Moreno has also worked for California Veterans Assistance Foundation as a case manager. She was able to get homeless veterans into housing, and she helped them get established income whether it was from benefits, disability, or a job. Additionally, Moreno helped them write resumes and interview skills.
“I loved it, and I really enjoyed it. I felt like I was giving back to someone who gave so much for our country, and a lot of the veterans are coming back with PTSD, a lot of issues, and things that occurred from serving in the military. I felt like it was just my way to give back and to thank them for their service,” said Moreno.
Moreno grew up in the Weepatch, and her parents were farmworkers in her early childhood. Her mom retired from being a teacher’s aid and her dad became a truck driver.
“Growing up I dealt with housing insecurities. I dealt with having to live with family members for some time and not really having a lot of money, so I know what it was like to grow up that way. I saw the stress on my parents and I know what that is. I think I have always had that desire to be someone that can give back to my community and to help someone that is going through what I went through,” said Moreno.

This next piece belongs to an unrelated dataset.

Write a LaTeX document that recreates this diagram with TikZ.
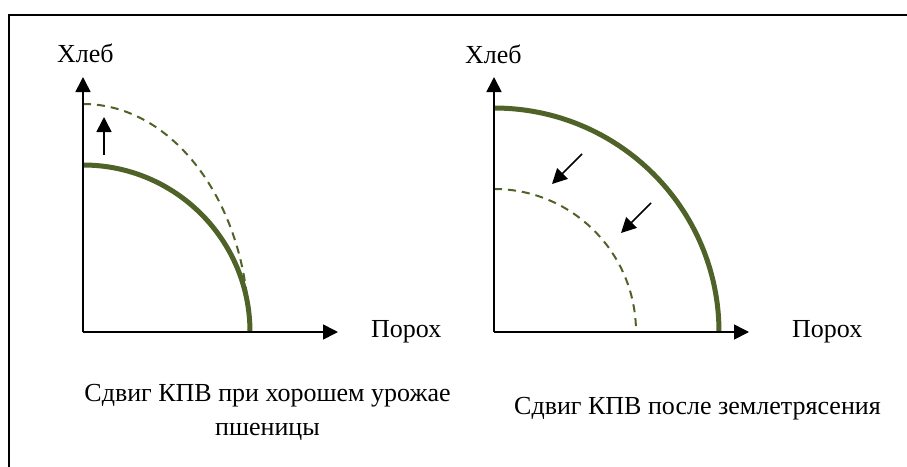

Moreno explains that giving people that extra push and saying that it is possible can go a long way. She gives back to the community with various programs dedicated to helping end homelessness.
Moreno’s biggest challenge is feeling that she is not doing enough. There is always still so much to get accomplished. She sees the small victories, but she always feels like she could do more.
Being offered the position as the director of community development has been one of her best moments in life because she has worked hard to be where she is at and she can give back to the community.
She advises the young generation who want to be leaders in their community to do it and to not give up.
“Do it. Don’t let your circumstances dictate who you will become. Don’t let your current situation say that you can’t do it because you can,” said Moreno.